Ocurrió el 17 de febrero. Aquel día, el director del hospital de Macenta (al sur de Guinea) visitó a un paciente que presentaba fiebre alta, vómitos y diarreas. Unos días después, él y su personal médico desarrollaron los mismos síntomas y, al igual que el enfermo, murieron.
De pronto, de cada 10 enfermos que ingresaban al hospital, 9 salían muertos. La población, acostumbrada a tratarse con curanderos, entendió que acudir a un centro era garantía de muerte y los doctores extranjeros empezaron a ser vistos como los culpables.

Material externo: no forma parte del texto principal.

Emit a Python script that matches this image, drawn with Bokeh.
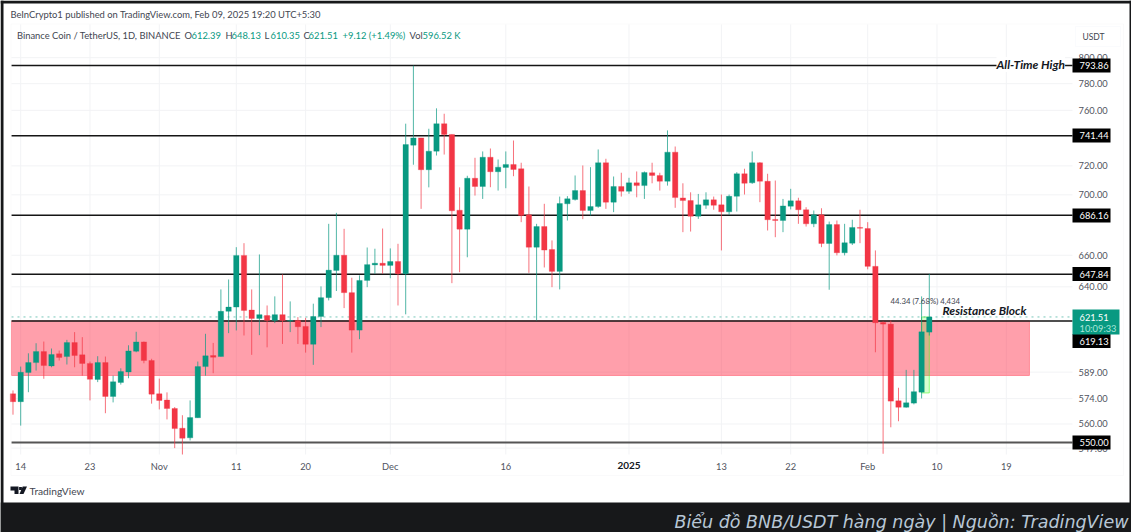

Por eso, el viernes 4 de abril, una multitud irrumpió en el centro de emergencias de Médicos Sin Fronteras en Macena y los obligó a salir bajo amenazas. El mismo problema se repite ahora en Sierra Leona y Liberia, donde incluso su presidenta Ellen Johnson-Sirleaf se ha visto obligada a decretar el estado de excepción en todo el país durante tres meses. Movilizó soldados en los exteriores de los hospitales para evitar que los enfermos se escapen.
Según Johnson-Sirleaf, “la ignorancia, la pobreza y las enraizadas prácticas culturales y religiosas continúan exacerbando la extensión de la enfermedad”.
Por ejemplo, las familias de pueblos aislados agreden a los médicos porque no les permiten honrar a sus muertos en los funerales. Ellos quieren lavarlos, tocarlos y besarlos, tal como dictan sus tradiciones. Otras familias esconden a los enfermos en sus casas y han contribuido a extender el virus.
“The New York Times” reporta que bandas armadas en los tres países persiguen a los médicos culpándolos de ser los responsables del contagio.